The article goes on to describe exactly how organized crime elements were able to get to some of those players. Of particular note to northern Kentucky residents is an excerpt from the article that mentions Newport, Kentucky's involvement into the gambling and crime syndicate world. 

From the article:
For as long as anybody can remember, Kentuckians have bet on everything, from roosters to horses to games. In the 1930s the mob took over Newport, just across the Ohio River from Cincinnati, and turned it into a little Las Vegas. There was a plush nightclub named the Beverly Hills outside town - it burned down in 1977, killing 165 - and bars and brothels lined Newport's main streets. 

In 1951, George Ratterman, best known as a backup quarterback to Johnny Lujack at Notre Dame and to Otto Graham with the Browns, ran for sheriff of Campbell County and pledged to rid Newport of crime.
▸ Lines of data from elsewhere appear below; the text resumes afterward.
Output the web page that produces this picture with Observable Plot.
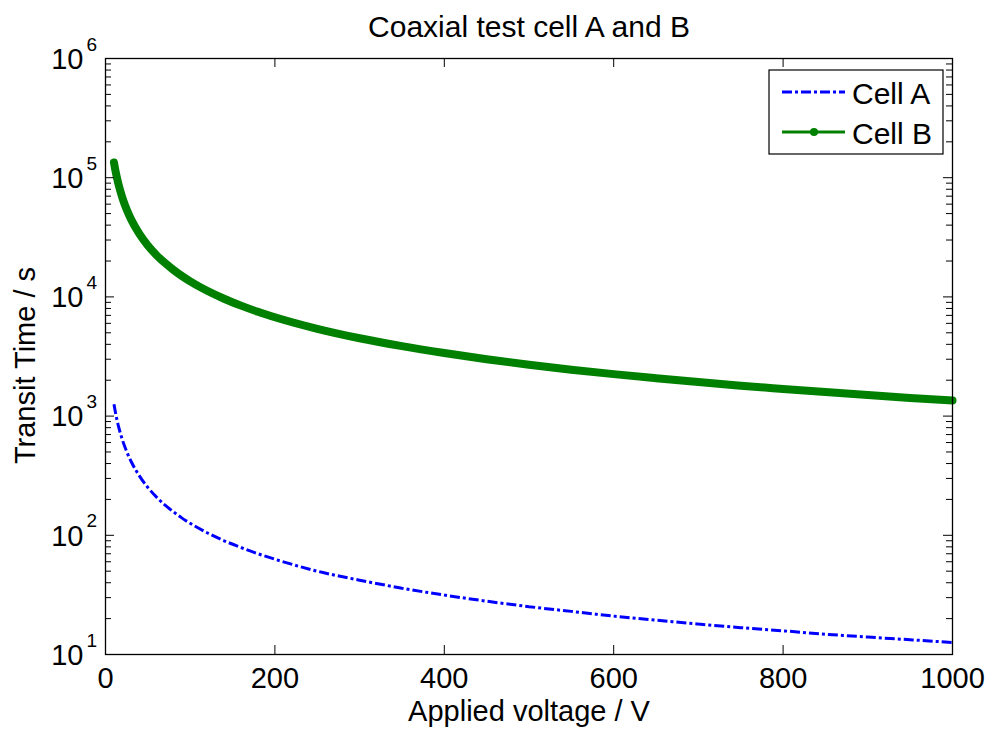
<!DOCTYPE html>
<html><head><meta charset="utf-8">
<script src="https://cdn.jsdelivr.net/npm/d3@7"></script>
<script src="https://cdn.jsdelivr.net/npm/@observablehq/plot@0.6"></script>
<style>
body{margin:0;background:#fff}
#c{position:relative;width:993px;height:729px;font-family:"Liberation Sans",Arial,sans-serif}
#c svg{position:absolute;left:0;top:0}
</style>
</head><body><div id="c"></div>
<script>
// Data
const voltage = [10,12,15,20,25,30,40,50,60,70,80,90,100,120,140,160,180,200,250,300,350,400,450,500,550,600,650,700,750,800,850,900,950,1000];
const cellA   = [1260,1050,840,630,505,420,315,252,210,180,158,140,126,105,90,79,70,63,50,42,36,31.5,28,25.2,23,21,19.4,18,16.8,15.8,14.8,14,13.3,12.6];
const cellB   = [134000,112000,90000,67500,54000,45000,33800,27000,22500,19300,16900,15000,13500,11250,9650,8450,7500,6750,5400,4500,3860,3380,3000,2700,2450,2250,2080,1930,1800,1690,1590,1500,1420,1350];
const seriesNames = ["Cell A","Cell B"];
const seriesColors = ["#0000ff","#008000"];
const xTicks = [0,200,400,600,800,1000];
const yTicks = [1e1,1e2,1e3,1e4,1e5,1e6];
const titleText = "Coaxial test cell A and B";
const xLabel = "Applied voltage / V";
const yLabel = "Transit Time / s";

const W = 993, H = 729;
const mL = 105, mR = 41, mT = 58, mB = 75;
const innerW = W - mL - mR, innerH = H - mT - mB;
const minorTicks = [];
for (let e = 1; e <= 5; e++) for (let m = 2; m <= 9; m++) minorTicks.push(m * Math.pow(10, e));

const rowsA = voltage.map((v, i) => ({v, t: cellA[i]}));
const rowsB = voltage.map((v, i) => ({v, t: cellB[i]}));
const font = 29;
const dash = "10,3,3,3";

const chart = Plot.plot({
  width: W, height: H,
  marginLeft: mL, marginRight: mR, marginTop: mT, marginBottom: mB,
  style: {fontFamily: '"Liberation Sans", Arial, sans-serif', background: "white", color: "black"},
  x: {domain: [0, 1000], axis: null},
  y: {type: "log", domain: [10, 1e6], axis: null},
  marks: [
    // data
    Plot.line(rowsB, {x: "v", y: "t", stroke: seriesColors[1], strokeWidth: 8, strokeLinecap: "round", strokeLinejoin: "round", curve: "monotone-x"}),
    Plot.line(rowsA, {x: "v", y: "t", stroke: seriesColors[0], strokeWidth: 3, strokeDasharray: dash, strokeLinecap: "butt", strokeLinejoin: "miter", curve: "monotone-x"}),
    // ticks (inward, all four sides)
    Plot.tickY(yTicks, {y: d => d, insetRight: innerW - 9, stroke: "black"}),
    Plot.tickY(yTicks, {y: d => d, insetLeft: innerW - 9, stroke: "black"}),
    Plot.tickY(minorTicks, {y: d => d, insetRight: innerW - 6, stroke: "black"}),
    Plot.tickY(minorTicks, {y: d => d, insetLeft: innerW - 6, stroke: "black"}),
    Plot.tickX(xTicks, {x: d => d, insetTop: innerH - 9, stroke: "black"}),
    Plot.tickX(xTicks, {x: d => d, insetBottom: innerH - 9, stroke: "black"}),
    Plot.frame({stroke: "black", strokeWidth: 1.3}),
    // tick labels
    Plot.text(xTicks, {x: d => d, frameAnchor: "bottom", dy: 24, lineAnchor: "middle", textAnchor: "middle", text: d => String(d), fontSize: font, fill: "black"}),
    Plot.text(yTicks, {y: d => d, frameAnchor: "left", dx: -22, dy: 1, textAnchor: "end", lineAnchor: "middle", text: () => "10", fontSize: font, fill: "black"}),
    Plot.text(yTicks, {y: d => d, frameAnchor: "left", dx: -19, dy: -14, textAnchor: "start", lineAnchor: "middle", text: d => String(Math.round(Math.log10(d))), fontSize: 19, fill: "black"}),
    // title and axis labels
    Plot.text([titleText], {frameAnchor: "top", dy: -31, lineAnchor: "middle", textAnchor: "middle", text: d => d, fontSize: 30, fill: "black"}),
    Plot.text([xLabel], {frameAnchor: "bottom", dy: 57, lineAnchor: "middle", textAnchor: "middle", text: d => d, fontSize: font, fill: "black"}),
    Plot.text([yLabel], {frameAnchor: "left", dx: -80, dy: 9, rotate: -90, lineAnchor: "middle", textAnchor: "middle", text: d => d, fontSize: font, fill: "black"})
  ]
});
document.getElementById("c").appendChild(chart);

// legend overlay
const lg = d3.select("#c").append("svg").attr("width", W).attr("height", H).style("pointer-events", "none");
lg.append("rect").attr("x", 769).attr("y", 70).attr("width", 174).attr("height", 84)
  .attr("fill", "white").attr("stroke", "black").attr("stroke-width", 1.2);
const rowsY = [92, 132];
seriesNames.forEach((name, i) => {
  const y = rowsY[i];
  const l = lg.append("line").attr("x1", 782).attr("x2", 845).attr("y1", y).attr("y2", y)
    .attr("stroke", seriesColors[i]).attr("stroke-width", 3);
  if (i === 0) l.attr("stroke-dasharray", dash);
  else lg.append("circle").attr("cx", 814).attr("cy", y).attr("r", 4).attr("fill", seriesColors[i]);
  lg.append("text").attr("x", 852).attr("y", y + 12).attr("font-size", 30)
    .attr("font-family", '"Liberation Sans", Arial, sans-serif').attr("fill", "black").text(name);
});
</script></body></html>
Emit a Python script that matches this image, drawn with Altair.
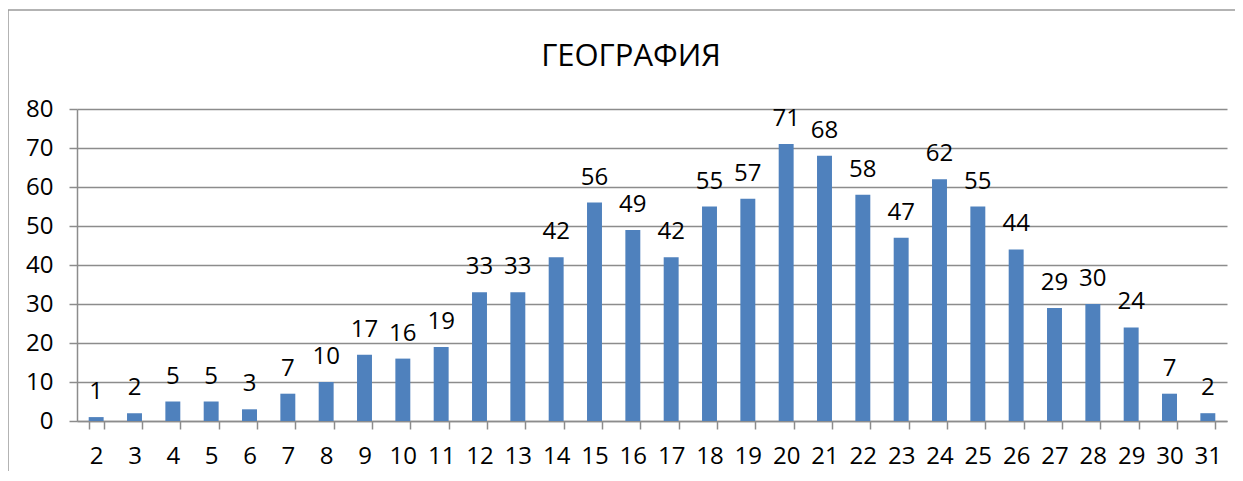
import altair as alt
import pandas as pd

categories = [str(i) for i in range(2, 32)]
values = [1, 2, 5, 5, 3, 7, 10, 17, 16, 19,
          33, 33, 42, 56, 49, 42, 55, 57, 71, 68,
          58, 47, 62, 55, 44, 29, 30, 24, 7, 2]
title_text = "ГЕОГРАФИЯ"
y_ticks = [0, 10, 20, 30, 40, 50, 60, 70, 80]

df = pd.DataFrame({"cat": categories, "val": values})
tdf = pd.DataFrame({"t": [title_text]})

FONT = "Open Sans"
GRAY = "#8c8c8c"
FS = 24

x_enc = alt.X("cat:N", sort=categories, title=None,
              scale=alt.Scale(paddingInner=0.61, paddingOuter=0.305),
              axis=alt.Axis(labelAngle=0, labelFontSize=FS, labelFont=FONT,
                            labelColor="#000000", labelPadding=15,
                            tickBand="extent", tickSize=8, tickColor=GRAY,
                            tickWidth=1.5, domainColor=GRAY, domainWidth=1.5,
                            grid=False))
y_enc = alt.Y("val:Q", title=None,
              scale=alt.Scale(domain=[0, 80], nice=False),
              axis=alt.Axis(values=y_ticks, labelFontSize=FS, labelFont=FONT,
                            labelColor="#000000", labelPadding=16,
                            labelOverlap=False,
                            tickSize=8, tickColor=GRAY, tickWidth=1.5,
                            domainColor=GRAY, domainWidth=1.5,
                            gridColor=GRAY, gridWidth=1.5))

base = alt.Chart(df)
bars = base.mark_bar(color="#4F81BD").encode(x=x_enc, y=y_enc)
labels = base.mark_text(baseline="alphabetic", dy=-18, fontSize=FS,
                        font=FONT, color="#000000").encode(
    x=x_enc, y=y_enc, text="val:Q")

title_mark = alt.Chart(tdf).mark_text(
    fontSize=31, font=FONT, color="#000000", align="center",
    baseline="alphabetic").encode(
    text="t:N", x=alt.value(554), y=alt.value(-43))

border_left = alt.Chart(tdf).mark_rule(color="#9a9a9a", strokeWidth=1.5).encode(
    x=alt.value(-69), y=alt.value(-99), y2=alt.value(380))
border_top = alt.Chart(tdf).mark_rule(color="#9a9a9a", strokeWidth=1.5).encode(
    x=alt.value(-69), x2=alt.value(1170), y=alt.value(-99))

chart = alt.layer(bars, labels, title_mark, border_left, border_top).properties(
    width=1150, height=312,
    autosize=alt.AutoSizeParams(type="none"),
    padding={"left": 69, "top": 101, "right": 8, "bottom": 50},
).configure_view(stroke=None)

chart.save("out.html", embed_options={"renderer": "svg", "actions": False})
But one night he accepted a drink laced with chloral hydrate by one of his enemies, and passed out. He awoke in a strange bed with a stripper named April Flowers as photographers snapped away. Ratterman was eventually vindicated and elected, and he did, indeed, fulfill his promise to clean up the city. 

The article goes on to describe the central figure in the betting scandal, Ed Curd, and how his love for betting the ponies in Lexington led to the basketball point-shaving schedule with UK.